Co-workers:

We study the eukaryotic microtubule cytoskeleton, using fission yeast Schizosaccharomyces pombe as a model system, combining classical and molecular genetics with microscopy and biochemistry/proteomics.

Microtubule nucleation depends on the g-tubulin complex (g-TuC), a multi-protein complex enriched at microtubule organizing centers such as the centrosome. Differentiated cells often have multiple, diverse microtubule organizing centers, but the mechanisms that target the g-TuC to diverse sites are mostly unknown. The fission yeast proteins Mto1 and Mto2 form a complex (Mto1/2 complex) that binds the g-TuC and targets it to different sites during the cell cycle. Mutations in the human homolog of Mto1 lead to the brain disease microcephaly. We have identified modules within Mto1 involved in targeting Mto1/2 to different subcellular sites during the cell cycle; these appear to interact with different partners at different sites. Further experiments have suggested that Mto1/2 not only localizes the g-TuC but also activates it, possibly by inducing conformational changes upon binding. Current work also suggests that the molecular architecture of the Mto1/2 complex is regulated by phosphorylation during the cell cycle. One important biological function of microtubules is to direct positioning of cell-polarity factors. In fission yeast, the protein Tea1 associates with growing ends of microtubules until they reach the cell tips, whereupon Tea1 is deposited at the cell cortex. Using a combination of genetics, FRAP microscopy, and mathematical modelling we identified a novel mechanism in which the membrane protein Mod5 plays a catalytic role in promoting cortical anchoring of Tea1. Proteomic analysis suggests that Tea1 turnover at cell tips may be regulated by phosphorylation. In a separate project identifying novel Tea1-interacting proteins, we have unexpectedly found that proteins associating with Tea1 contribute to exocytosis.

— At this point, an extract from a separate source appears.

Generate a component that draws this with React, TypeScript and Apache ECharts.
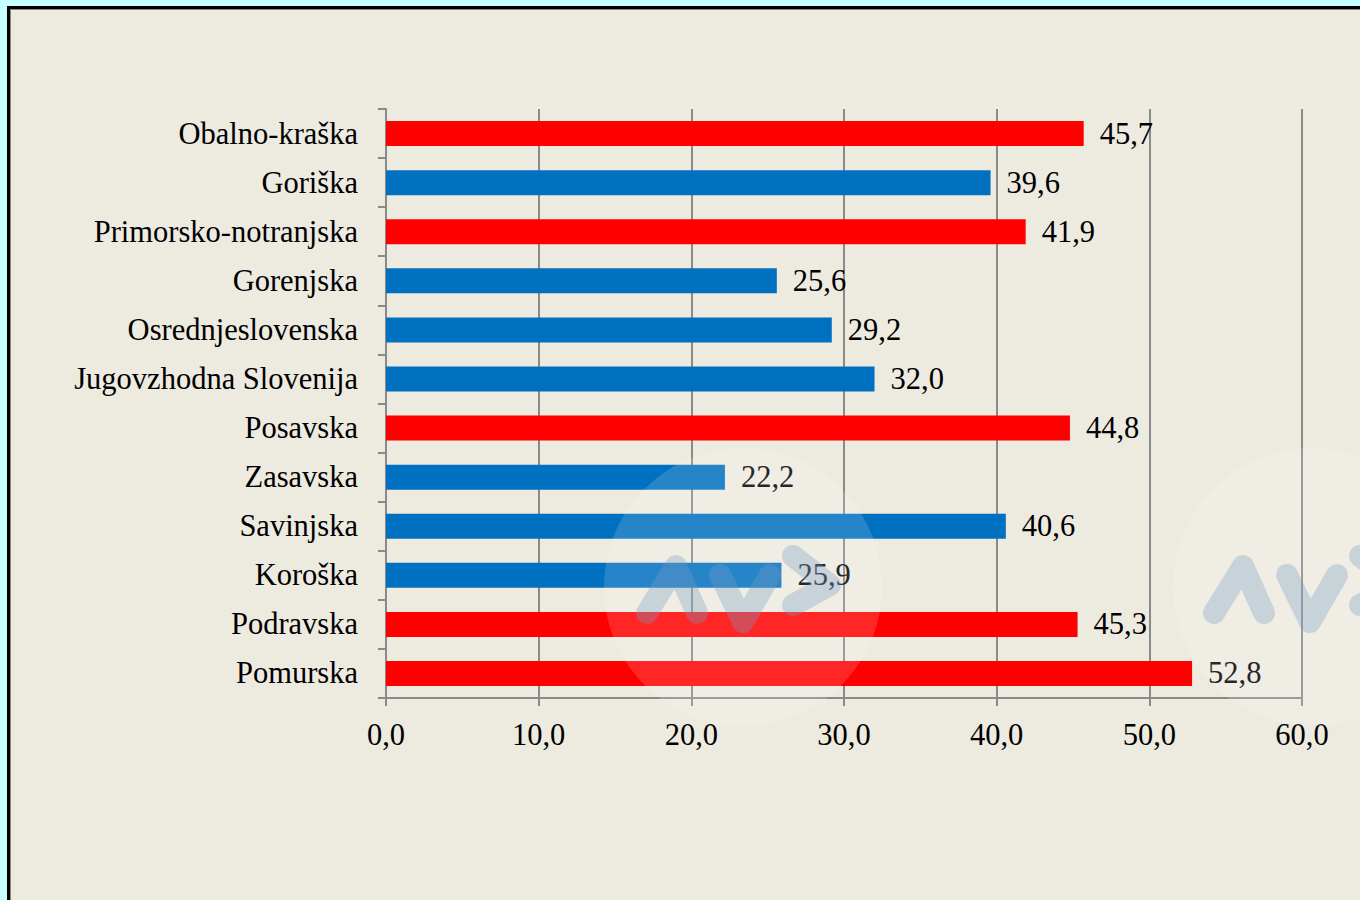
import { useEffect, useRef } from "react";
import * as echarts from "echarts";

const categories = [
  "Obalno-kraška",
  "Goriška",
  "Primorsko-notranjska",
  "Gorenjska",
  "Osrednjeslovenska",
  "Jugovzhodna Slovenija",
  "Posavska",
  "Zasavska",
  "Savinjska",
  "Koroška",
  "Podravska",
  "Pomurska",
];
const values = [45.7, 39.6, 41.9, 25.6, 29.2, 32.0, 44.8, 22.2, 40.6, 25.9, 45.3, 52.8];
const highlighted = [true, false, true, false, false, false, true, false, false, false, true, true];

const RED = "#FF0000";
const BLUE = "#0070C0";
const FONT = "'Liberation Serif', 'Times New Roman', serif";
const FS = 30.5;

const fmt = (v: number) => v.toFixed(1).replace(".", ",");

function logo(dx: number, cx: number) {
  const stroke = "rgba(120,155,195,0.33)";
  const st = { stroke, lineWidth: 22, fill: null, lineCap: "round", lineJoin: "round" } as any;
  return [
    { type: "circle", shape: { cx, cy: 587, r: 139 }, style: { fill: "rgba(255,255,255,0.15)" }, z: 100, silent: true },
    { type: "polyline", shape: { points: [[647 + dx, 613], [676 + dx, 566], [697 + dx, 613]] }, style: st, z: 101, silent: true },
    { type: "polyline", shape: { points: [[720 + dx, 575], [743 + dx, 622], [770 + dx, 575]] }, style: st, z: 101, silent: true },
    { type: "polyline", shape: { points: [[793 + dx, 556], [830 + dx, 585], [793 + dx, 605]] }, style: st, z: 101, silent: true },
  ];
}

export default function App() {
  const ref = useRef<HTMLDivElement>(null);
  useEffect(() => {
    if (!ref.current) return;
    const chart = echarts.init(ref.current, null, { renderer: "svg" });
    chart.setOption({
      animation: false,
      backgroundColor: "transparent",
      grid: { left: 386, right: 58, top: 109, bottom: 202, containLabel: false },
      xAxis: {
        type: "value",
        min: 0,
        max: 60,
        interval: 10,
        axisLine: { show: true, lineStyle: { color: "#8a8a8a", width: 2 } },
        axisTick: { show: true, length: 8, lineStyle: { color: "#8a8a8a", width: 2 } },
        splitLine: { show: true, lineStyle: { color: "#8a8a8a", width: 2 } },
        axisLabel: {
          formatter: (v: number) => fmt(v),
          color: "#000",
          fontFamily: FONT,
          fontSize: FS,
          margin: 21,
        },
      },
      yAxis: {
        type: "category",
        data: categories,
        inverse: true,
        axisLine: { show: true, lineStyle: { color: "#8a8a8a", width: 2 } },
        axisTick: { show: true, length: 8, alignWithLabel: false, lineStyle: { color: "#8a8a8a", width: 2 } },
        splitLine: { show: false },
        axisLabel: {
          color: "#000",
          fontFamily: FONT,
          fontSize: FS,
          margin: 28,
        },
      },
      series: [
        {
          type: "bar",
          barWidth: 25,
          data: values.map((v, i) => ({
            value: v,
            itemStyle: { color: highlighted[i] ? RED : BLUE },
          })),
          label: {
            show: true,
            position: "right",
            distance: 16,
            formatter: (p: any) => fmt(p.value),
            color: "#000",
            fontFamily: FONT,
            fontSize: FS,
          },
        },
      ],
      graphic: [...logo(0, 743), ...logo(567, 1312)],
    });
    return () => chart.dispose();
  }, []);

  return (
    <div
      style={{
        position: "fixed",
        left: 0,
        top: 0,
        width: 1360,
        height: 900,
        overflow: "hidden",
        background: "#C6FFFF",
      }}
    >
      <div
        style={{
          position: "absolute",
          left: 7,
          top: 6,
          width: 1420,
          height: 1000,
          boxSizing: "border-box",
          border: "3px solid #000",
          background: "#EDEAE0",
          boxShadow: "inset 1px 1px 0 #8a8a8a",
        }}
      />
      <div ref={ref} style={{ position: "absolute", left: 0, top: 0, width: 1360, height: 900 }} />
    </div>
  );
}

An important element of our research involves making new tools for fission yeast genetics, microscopy, biochemistry and proteomics. Recently we developed a robust platform for differential proteomics in fission yeast, using Stable Isotope Labeling by Amino Acids in Culture (SILAC), as well as a novel matrix for rapid largescale purification of tagged proteins from yeast.

Selected publications:

Bicho, C.C., de Lima Alves, F., Chen, Z.A., Rappsilber, J., and Sawin, K.E. (2010). A genetic-engineering solution to the “arginine-conversion problem” in stable isotope labeling by amino acids in culture (SILAC). Mol Cell Proteomics 9, 1567- 1577.
Sawin, K.E., Bicho, C.C., and Snaith, H.A. (2010). Inexpensive synthetic-based matrix for both conventional and rapid purification of protein A- and tandem affinity purification-tagged proteins. Anal Biochem 397, 241-243.
Samejima, I., Miller, V.J., Groocock, L.M., and Sawin, K.E. (2008). Two distinct regions of Mto1 are required for normal microtubule nucleation and efficient association with the gamma-tubulin complex in vivo. J Cell Sci 121, 3971-3980.
Anders, A., Watt, S., Bahler, J., and Sawin, K.E. (2008). Improved tools for efficient mapping of fission yeast genes: identification of microtubule nucleation modifier mod22-1 as an allele of chromatin-remodeling factor gene swr1. Yeast 25, 913-925.